Canada's neighbor to the south hasn't yet given up on missile shield partnership. In March, retired U.S. Army Maj. Gen. Peter Franklin, the Missile Defense Agency's former deputy director, told a military conference in Ottawa that Canada could change its mind as the missile threat to North America increases. Weeks later, Conservative leader Stephen Harper vowed to reopen negotiations with the United States if his party is elected.
If that happens, missile defense opponents will rally again, perhaps even stronger than before, Staples believes. “Some people feel this issue is finished, but we have been telling them we have to continually keep an eye on it,” he says. “As long as the Americans keep pushing ahead with missile defense, there will be some Canadians who will want to draw us into that system.”
And, no doubt, others outside of North America will be watching. As the United States seeks the cooperation of allies abroad in its missile defense program, the militarization of space looms in the background as a potential wedge issue.

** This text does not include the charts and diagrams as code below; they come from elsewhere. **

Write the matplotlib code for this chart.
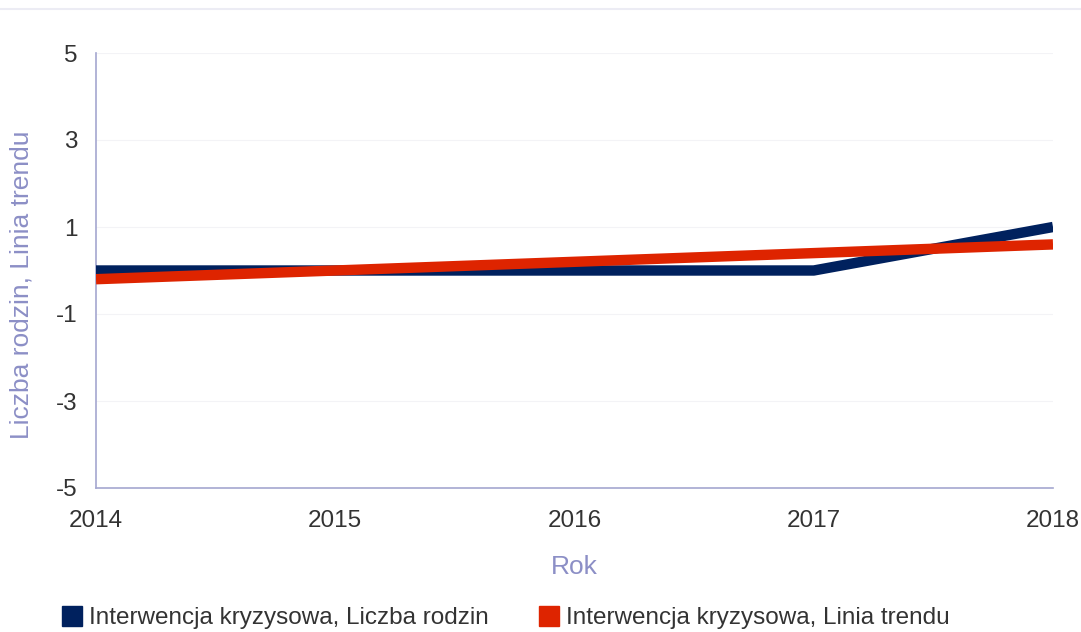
import matplotlib
matplotlib.use("Agg")
import matplotlib.pyplot as plt
from matplotlib.lines import Line2D

years = [2014, 2015, 2016, 2017, 2018]
liczba_rodzin = [0, 0, 0, 0, 1]
linia_trendu = [-0.2, 0.0, 0.2, 0.4, 0.6]
yticks = [-5, -3, -1, 1, 3, 5]
series_names = ["Interwencja kryzysowa, Liczba rodzin", "Interwencja kryzysowa, Linia trendu"]

plt.rcParams['font.family'] = ['Liberation Sans', 'DejaVu Sans']
plt.rcParams['axes.unicode_minus'] = False

blue = "#00215e"
red = "#de2400"
axis_col = "#a4a7d0"
lab_col = "#8c8fc6"

fig = plt.figure(figsize=(10.81, 6.32), dpi=100)
ax = fig.add_axes([96/1081, 1-488/632, (1053-96)/1081, (488-53)/632])

ax.plot(years, liczba_rodzin, color=blue, lw=7.5, solid_capstyle='butt', zorder=3)
ax.plot(years, linia_trendu, color=red, lw=7.5, solid_capstyle='butt', zorder=4)

ax.set_xlim(2014, 2018)
ax.set_ylim(-5, 5)
ax.set_xticks(years)
ax.set_yticks(yticks)
ax.tick_params(length=0, labelsize=17.5, labelcolor="#333333")
ax.tick_params(axis='x', pad=16)
ax.tick_params(axis='y', pad=13)
for y in yticks:
    ax.axhline(y, color="#f3f3f6", lw=0.8, zorder=1)
for s in ['top', 'right']:
    ax.spines[s].set_visible(False)
for s in ['left', 'bottom']:
    ax.spines[s].set_color(axis_col)
    ax.spines[s].set_linewidth(1.2)

ax.set_xlabel("Rok", fontsize=19, color=lab_col)
ax.xaxis.set_label_coords(0.5, -(567-488)/435, transform=ax.transAxes)
ax.xaxis.label.set_va('center')
ax.set_ylabel("Liczba rodzin, Linia trendu", fontsize=19, color=lab_col)
ax.yaxis.set_label_coords(-(96-22)/957, (488-285)/435)
ax.yaxis.label.set_va('center')

# faint line near top
fig.add_artist(Line2D([0, 1], [1-9/632, 1-9/632], color="#ececf4", lw=1.5))

handles = [Line2D([], [], marker='s', ls='none', color=blue, markersize=14),
           Line2D([], [], marker='s', ls='none', color=red, markersize=14)]
fig.legend(handles, series_names, loc='center left', bbox_to_anchor=(50/1081, 1-618/632),
           ncol=2, frameon=False, fontsize=17.5, handletextpad=0.2, columnspacing=2.0,
           labelcolor="#333333", handlelength=1.0, borderaxespad=0)

fig.savefig("out.png", dpi=100)
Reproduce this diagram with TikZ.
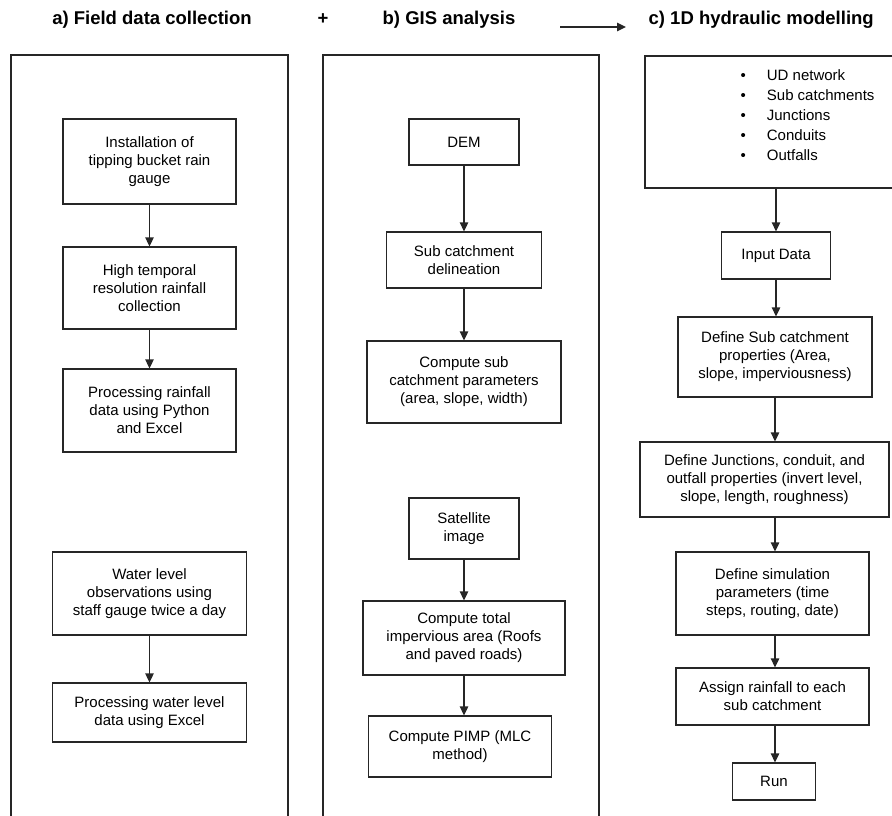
\documentclass[tikz,border=0pt]{standalone}
\usepackage{fontspec}
\setmainfont{Liberation Sans}
\usetikzlibrary{arrows.meta, positioning, calc}
\definecolor{cline}{HTML}{262626}
\tikzset{
  every picture/.style={font=\fontsize{15}{18}\selectfont, line width=1.3pt},
  box/.style={draw=cline, align=center, inner sep=2pt, text=black},
  frame/.style={draw=cline, line width=1.5pt, inner sep=0pt},
  arrow/.style={-{Triangle[length=9pt, width=8.5pt]}, draw=cline, line width=1.3pt},
  title/.style={font=\fontsize{18.5}{22}\selectfont\bfseries, inner sep=0pt},
}
\begin{document}
\begin{tikzpicture}[x=1pt, y=-1pt]
  \useasboundingbox (0,0) rectangle (892,815);
  \clip (0,0) rectangle (892,815);
  % titles across the top
  \node[title] (fieldtitle) at (152,20) {a) Field data collection};
  \node[title] (plus) at (323,19) {+};
  \node[title] (gistitle) at (449,20) {b) GIS analysis};
  \node[title, anchor=west] (hydtitle) at (648,20) {c) 1D hydraulic modelling};
  \coordinate (titlefrom) at (560,27);
  \coordinate (titleto) at (626,27);
  \draw[arrow, line width=1.5pt] (titlefrom) -- (titleto);
  % panel frames, running off the bottom
  \node[frame, minimum width=277, minimum height=800, anchor=north west] (fieldpanel) at (10,54) {};
  \node[frame, minimum width=276, minimum height=800, anchor=north west] (gispanel) at (322,54) {};
  % a) field data collection
  \node[box, minimum width=173, minimum height=85] (install) at (149.5,161.5) {Installation of\\tipping bucket rain\\gauge};
  \node[box, minimum width=173, minimum height=82] (temporal) at (149.5,288) {High temporal\\resolution rainfall\\collection};
  \node[box, minimum width=173, minimum height=83] (rainproc) at (149.5,410.5) {Processing rainfall\\data using Python\\and Excel};
  \node[box, minimum width=194, minimum height=83] (waterlevel) at (149.5,593.5) {Water level\\observations using\\staff gauge twice a day};
  \node[box, minimum width=194, minimum height=59] (waterproc) at (149.5,712.5) {Processing water level\\data using Excel};
  \draw[arrow] (install) -- (temporal);
  \draw[arrow] (temporal) -- (rainproc);
  \draw[arrow] (waterlevel) -- (waterproc);
  % b) GIS analysis
  \node[box, minimum width=110, minimum height=46] (dem) at (464,142) {DEM};
  \node[box, minimum width=155, minimum height=56] (delin) at (464,260) {Sub catchment\\delineation};
  \node[box, minimum width=194, minimum height=82] (subpar) at (464,382) {Compute sub\\catchment parameters\\(area, slope, width)};
  \node[box, minimum width=110, minimum height=61] (satellite) at (464,528.5) {Satellite\\image};
  \node[box, minimum width=202, minimum height=74] (imperv) at (464,638) {Compute total\\impervious area (Roofs\\and paved roads)};
  \node[box, minimum width=183, minimum height=61] (pimp) at (460,746.5) {Compute PIMP (MLC\\method)};
  \draw[arrow] (dem) -- (delin);
  \draw[arrow] (delin) -- (subpar);
  \draw[arrow] (satellite) -- (imperv);
  \draw[arrow] (imperv.south) -- (imperv.south |- pimp.north);
  % c) 1D hydraulic modelling
  \node[box, minimum width=262, minimum height=132] (udbox) at (776,122) {};
  \node[anchor=north west, inner sep=0pt, align=left] (udlist) at (740,67) {%
    \begin{tabular}{@{}l@{\hspace{21pt}}l@{}}
      \textbullet & UD network\\[2pt]
      \textbullet & Sub catchments\\[2pt]
      \textbullet & Junctions\\[2pt]
      \textbullet & Conduits\\[2pt]
      \textbullet & Outfalls
    \end{tabular}};
  \node[box, minimum width=109, minimum height=47] (input) at (776,255.5) {Input Data};
  \node[box, minimum width=194, minimum height=80] (subprop) at (775,357) {Define Sub catchment\\properties (Area,\\slope, imperviousness)};
  \node[box, minimum width=249, minimum height=75] (junction) at (764.5,479.5) {Define Junctions, conduit, and\\outfall properties (invert level,\\slope, length, roughness)};
  \node[box, minimum width=193, minimum height=83] (simpar) at (772.5,593.5) {Define simulation\\parameters (time\\steps, routing, date)};
  \node[box, minimum width=193, minimum height=57] (assign) at (772.5,696.5) {Assign rainfall to each\\sub catchment};
  \node[box, minimum width=83, minimum height=37] (run) at (774,781.5) {Run};
  \draw[arrow] (udbox.south -| input.north) -- (input.north);
  \draw[arrow] (input.south) -- (input.south |- subprop.north);
  \draw[arrow] (subprop.south) -- (subprop.south |- junction.north);
  \draw[arrow] (subprop.south |- junction.south) -- (subprop.south |- simpar.north);
  \draw[arrow] (subprop.south |- simpar.south) -- (subprop.south |- assign.north);
  \draw[arrow] (subprop.south |- assign.south) -- (subprop.south |- run.north);
\end{tikzpicture}
\end{document}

Ian Davis, executive director of the British American Security Information Council, says Canada's rejection of direct involvement in the missile shield highlights the deep division in NATO ranks over missile defense and the weaponization of space. The Canadian decision was taken following a vigorous and far-reaching debate, Davis notes, while in Europe, despite U.S. plans to base at least 10 interceptor missiles there within the next five years, there has been relative silence on the issue. “European debate is almost entirely mute,” Davis says. “European proponents and opponents of missile defense need to take a cue from their Canadian counterparts and start a ‘big conversation’ on this important strategic issue without delay.”